Si un citoyen saisit la justice de façon répétée et infondée il peut être condamné pour saisine abusive. Mais une ville semble pouvoir prendre une série d'arrêtés plus illégaux les uns que les autres en toute impunité.
Combien de temps va-t-on laisser les municipalités azuréennes porter atteintes aux libertés fondamentales en se contentant de casser leurs arrêtés et de les condamner à verser des sommes symboliques ?
3. La non prise en charge des mineurs isolés et la violation du droit d'asile
Le Conseil Départemental des Alpes-Maritimes a beau s'en défendre dans la presse par la voix de son Président (lire ici) et de son Directeur Général des Services, le Préfet a beau nier et s'en prendre par voie de presse aux intellectuels et associatifs locaux (lire ici), le Procureur de la République a beau procéder à un acharnement juridique contre les citoyens solidaires de la Roya pour masquer l'évidence (lire ici), les mineurs étrangers isolés ne sont pas pris en charge alors qu'ils relèvent de la protection de l'enfance (lire ici) et le droit d'asile est bafoué.
Amnesty International France a remis les conclusions de sa mission d'observation à la frontière franco-italienne intitulée très justement "des contrôles aux confins du droit" (lire ici). Le constat est sans appel :
- "Les modalités du contrôle des frontières mises en place par les autorités françaises empêchent ou dissuadent des personnes d’entrer en France, sans qu’aucune considération ne soit réellement portée au respect de leurs droits et aux garanties légales encadrant ces procédures. Dans la plupart des cas, les personnes contrôlées à la frontière se retrouvent privées de toute possibilité de faire valoir leurs droits, notamment celui de solliciter l’asile."
- "Les enfants non accompagnés ne font pas l’objet de l’attention requise par leur situation de vulnérabilité et qu’exige pourtant la législation française de protection de l’enfance"

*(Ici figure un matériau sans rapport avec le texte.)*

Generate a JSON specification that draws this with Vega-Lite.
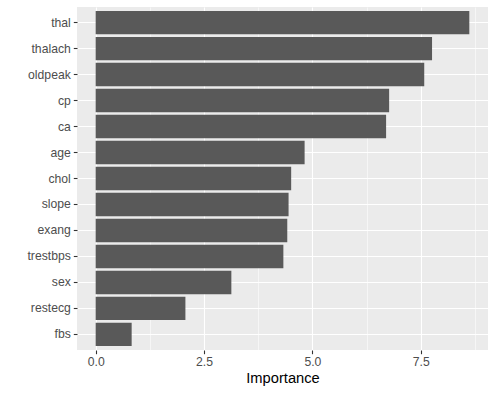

- "(...) ces violations des droits humains commises par les autorités françaises qui ont contraint des citoyens à se mobiliser pour venir en aide aux personnes réfugiées et migrantes ; des citoyens qui, de façon paradoxale, se retrouvent, pour certains, poursuivis par l’État français."

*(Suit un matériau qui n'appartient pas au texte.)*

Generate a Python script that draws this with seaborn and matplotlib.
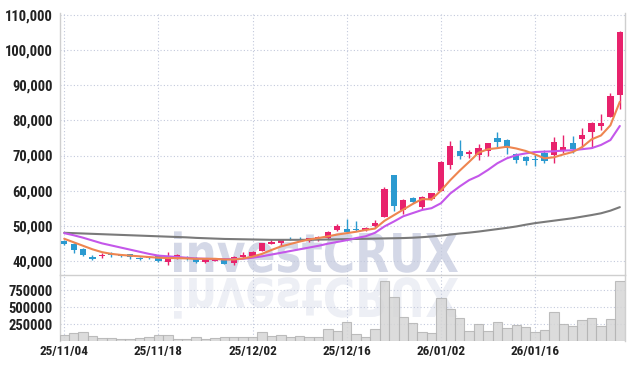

Outre le rapport d'Amnesty International, le juge des référés du Tribunal Administratif de Nice, saisi du cas d’une famille érythréenne empêchée de demander l’asile en France, a tranché dans son ordonnance du 31 mars, estimant que le Préfet des Alpes-Maritimes avait porté une « atteinte grave au droit d’asile » : « En refusant de délivrer aux intéressés un dossier permettant l’enregistrement de leur demande d’asile, alors qu’ils se trouvent sur le territoire français et qu’ils ont pris contact avec les services de police et de gendarmerie pour y procéder, le préfet des Alpes-Maritimes a porté une atteinte grave et manifestement illégale au droit d’asile » (lire ici).
Nous faisons face ici à une violation manifeste du droit d'asile et de la protection de l'enfance, masquée par une stigmatisation systématique et une tentative de criminalisation de la solidarité.
Mises bout à bout et en prenant un prisme de lecture large, nous constatons que l'ensemble de ces atteintes aux libertés fondamentales et au droit sont mises en œuvre, depuis plusieurs années et de façon méthodique, par les autorités elles-mêmes : mairies, Conseil Départemental, Préfecture, Parquet...
Les Alpes-Maritimes sont donc le lieu de discriminations, de stigmatisations et de négations du droit par les collectivités locales et par l'Etat, constatées par le Conseil d'Etat, les tribunaux administratifs ou les observateurs associatifs.
A l’origine des différentes condamnations des autotités par la justice, passées ou à venir, nous retrouvons des citoyens constitués en associations, qui ont dû engager des procédures contre les institutions et les collectivités territoriales pour faire respecter les libertés fondamentales et faire triompher le droit.
Dans les Alpes-Maritimes plus qu’ailleurs, l’action citoyenne se révèle être le dernier rempart face aux exactions malheureusement commises par les autorités elles-mêmes.